Which, follow this out — the argument about whether friars can own bread becomes, by direct chain, an argument about whether the pope can be wrong, which is one of the load-bearing questions of the next two centuries, the one that Hus and eventually Luther come back around to. The conciliarist idea that authority might sit somewhere other than in the papal person gets a real workout in the mouths of Franciscans who just wanted to not own their sandals.
It's all downstream of the loaf of bread.
And the pattern doesn't resolve, it just keeps recurring, which is the whole point. The Observant reform in the 15th century is the same impulse coming back — a wing of the order saying we've gone soft, the convents are too comfortable, back to the rule — and it gets so big it formally splits the order in 1517 (the same year, note, that a different propertyless-vs-property argument is getting nailed to a door in Wittenberg, and no I don't think those are unrelated in mood). And then the Capuchins split off in 1525 because the Observants have themselves gone soft, beards and hermitages and back to the real austerity this time. Every reform becomes the new establishment that the next reform defines itself against. The austere splinter hardens into the comfortable mainstream and grows its own austere splinter.
Same as it ever was.

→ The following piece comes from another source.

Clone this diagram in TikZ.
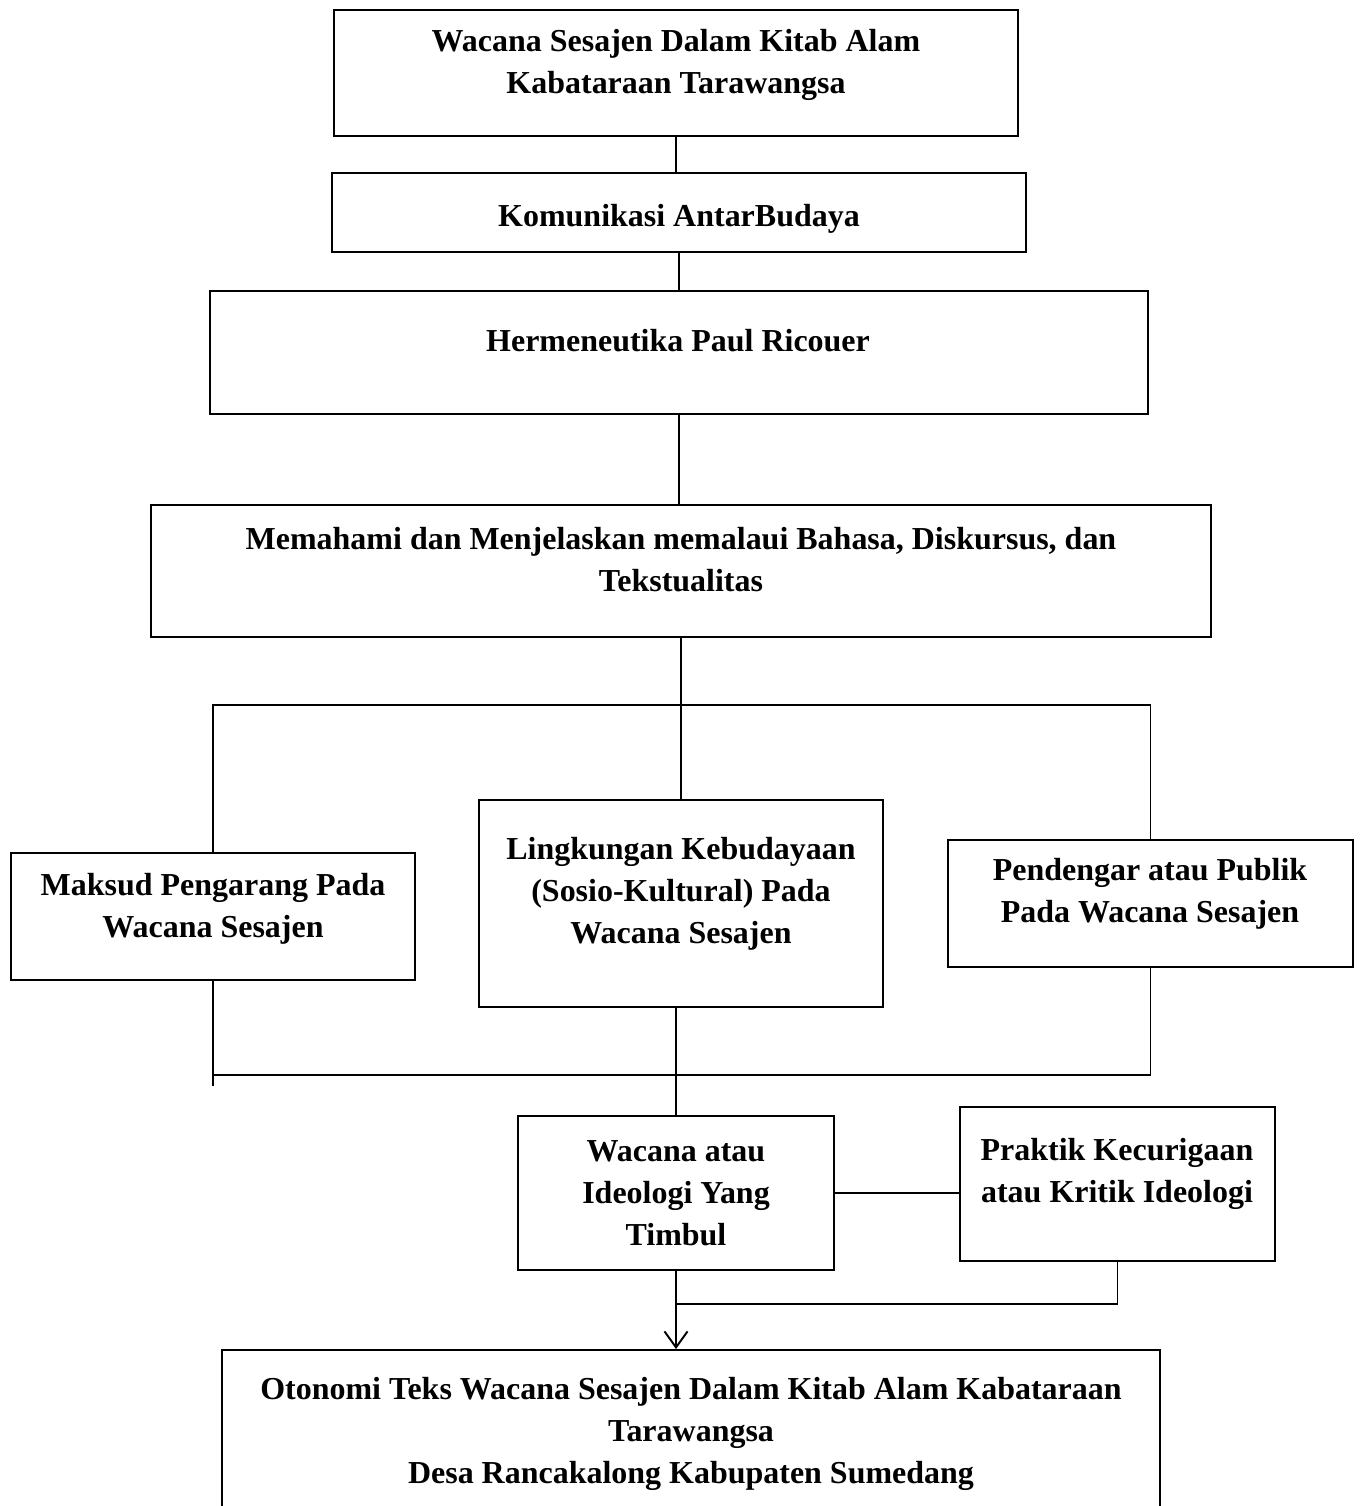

The radical wing is the future moderate wing, on a loop, century after century.
And what I find genuinely beautiful about the whole thousand-year run of it is that they were never wrong, none of them, that's what makes it inexhaustible — Francis was right that you could try to own nothing, and the Conventuals were right that an institution of that size literally cannot, and John XXII was right that the fiction was a fiction, and Ockham was right that the man who said so was defending a Church drowning in property by declaring the gospel of poverty a heresy, and the Observants were right that comfort always wins eventually and you have to keep restarting the engine by hand. Every one of them sees a real thing. The thing they're all circling and none of them can dissolve is just the gap — the permanent, structural, unclosable gap between a religion founded by a man with no place to lay his head and an institution that has to feed and house tens of thousands of men in stone buildings across a continent and therefore has to have, and the having and the not-having can't both be holy but the order needs both, so it carries the contradiction around inside itself forever and the contradiction periodically catches fire and burns a few people and then settles down to smolder.
There's a Franciscan order today, by the way. Several. Still split — the Order of Friars Minor, the Conventuals, the Capuchins, the three big branches, plus a few rigorist splinters that think even the Capuchins have gone soft. Still arguing, at low heat, about exactly how poor poor has to be.
They never settled it. They just got better at living next to the fact that they can't.